1.1.2 C.1.2 Number of children

We add up the number of children in every family using the family ID, gender (v0302), age (v8005) between 0 and 17, and status within the family (v0402 equal to 3).

1.1.3 C.1.3 Age

We analyze spouses aged between 26 and 60. Single individuals, when included, are also between 26 and 60 years of age.

1.1.4 C.1.4 Levels of education

We construct a “years of schooling” variable to represent 0 to 17 years of schooling and aggregate values of this variable into five groups. In other words, individuals are grouped by the number of years of schooling into five mutually exclusive groups. The first group consists of illiterate (less than one year of education) individuals; the second contains those with elementary school education (4–5 years of schooling); the third comprises those with middle school (8–9 years of schooling) education; and the fourth group contains those who dropped out of and those who graduated from high school (10–12 years of schooling). The last group consists of individuals who had at least some postsecondary education regardless of whether they earned an undergraduate degree or M.A. or Ph.D. degrees (more than 12 years of schooling).

We use the following codes to form this variable: the code for school type and educational stage (v6003), grade attended (v0605), elementary school duration (v6030), highest educational stage attended (v6007), last grade completed of the educational stage attended previously (v0610), elementary school duration (v6070), and being able to read and write (v0601).

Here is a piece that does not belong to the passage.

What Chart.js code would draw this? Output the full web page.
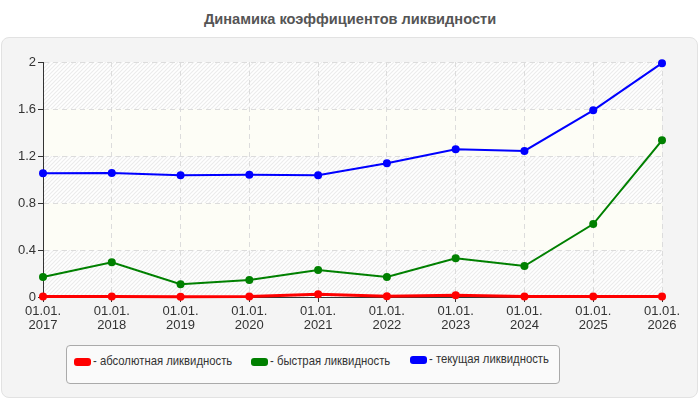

1.1.5 C.1.5 Couple’s income

This variable is the sum of individual monthly incomes of the husband and wife. We use the variable monthly income from all sources for individuals aged 10 or above (v4720).

1.2 C.2 Labor counterfactual variables

1.2.1 C.2.1 Female labor force participation

We develop the female labor force participation counterfactual using the reweighting function shown in equations (7) and (8) and described in Sect. 4.2.1. The reweighting function is the ratio of the proportion of working women in the base year and the actual year of interest for each of 25 combinations of male and female educational levels. Dummy variable w is 0 if variable v4704 is two; alternatively, w is 1 if v4704 is one.

1.2.2 C.2.2 Female wage gap

We develop the female wage gap counterfactual reweighting functions shown in equations (9) and (10) and following equations (7) and (8). They are described in Sects. 4.2.2 and 4.2.1, respectively.

In the first step, we calculate \(\gamma \), which is the mean for each of 25 combinations of male and female educational levels, of men’s and women’s incomes (v4720). Next, for every woman, we calculate \(\vartheta \), which is the product of \(\gamma \) and the income of the woman’s husband.

We then create a dummy variable \(\omega \), which takes the value of 1 if the wife’s income is greater than \(\vartheta \) and is zero otherwise.

The reweighting function is the ratio of the proportion of women with \(\omega \) equal to one (or equal to zero) and the total number of women, in the base year and the actual year of interest for each of 25 combinations of male and female educational levels.

1.3 C.3 Marriage counterfactual variables

1.3.1 C.3.1 Marital sorting parameter

To construct the reweighting function, we follow equation (15) and steps (1) to (3) described in Sect. 4.2.3, setting \(t_{ij}=t\) and \(t_{s}=b\). The methodology for \(s_{ij}\) is described in Sect. 4.1.

1.3.2 C.3.2 Random matching

To construct the reweighting function, we follow equation (15), setting \(t_{ij}\)=t, and steps (1) to (3) described in Sect. 4.2.3. In this case, we set \(s_{ij}=1\).³⁹

1.4 C.4 Educational counterfactual variables

1.4.1 C.4.1 Educational composition

To construct the reweighting function, we follow equation (15) and steps (1) to (3) described in Sect. 4.2.3.

1.4.2 C.4.2 Returns to education

We use the income distribution in year b. The reweighting function being calculated is the ratio of the joint distribution of the couples’ education in year t and year b for all education levels. We then calculate the income distribution using this reweighting function to evaluate the impact of returns to education on the distribution.